JUDY WOODRUFF: What do you think … or do you think there's something particularly remarkable about your generation?
ANYA KAMENETZ: You know, generations are defined in hindsight, and they're defined by history. And it's going to be history that's going to write the book on this generation. I think that the history that's going to be written about my generation is going to talk about how we've responded to unbelievable challenges like no other generation for at least this century, I think. I mean, when you're talking about America's place in the world, when you're talking about global warming … when you're talking about just dealing with inequality, even in the country and within the world. The question is gonna be, how did young people respond? How did the generation, my generation stand up and respond to those?
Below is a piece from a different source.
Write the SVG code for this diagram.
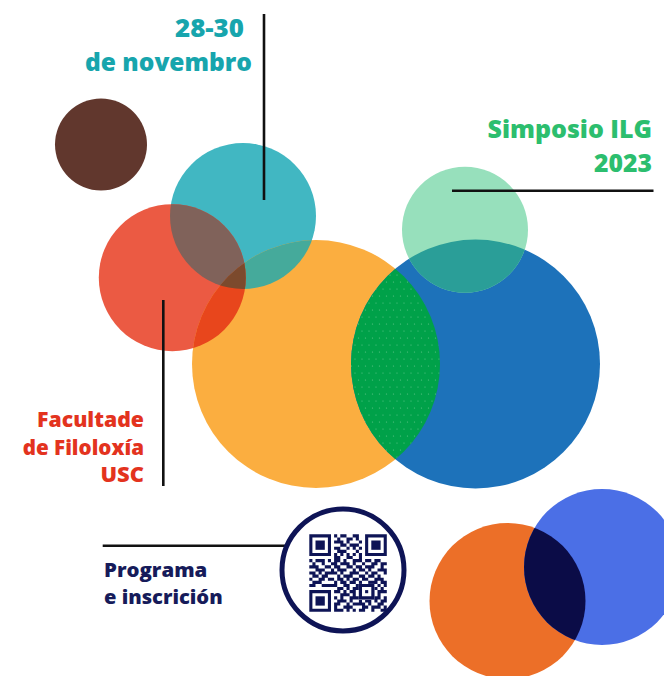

And I think that that is yet to be written.
JUDY WOODRUFF: The challenges that face this generation are all too well known ... terrorism, the Middle East, immigration, the environment, and how we will pay for health care and social security.
Yet, most young people we surveyed believe they live in a more exciting time, have more freedoms, and are more able to bring about social change, when compared to young adults 20 years ago.
They're developing new ideas and using technology to connect instantly with people here and around the world. And they are brimming with optimism about what the future holds.
As a mother of three between the ages of 16 and 25, I thought I knew something about Generation Next when I started this project. But -- no surprise -- I've found out that there was much more to discover than I ever dreamed.
I have come away mainly heartened by what I've learned.
Sure there are bumps along the way. But I'm optimistic that like every generation before them, they have the capacity for greatness that the times call for.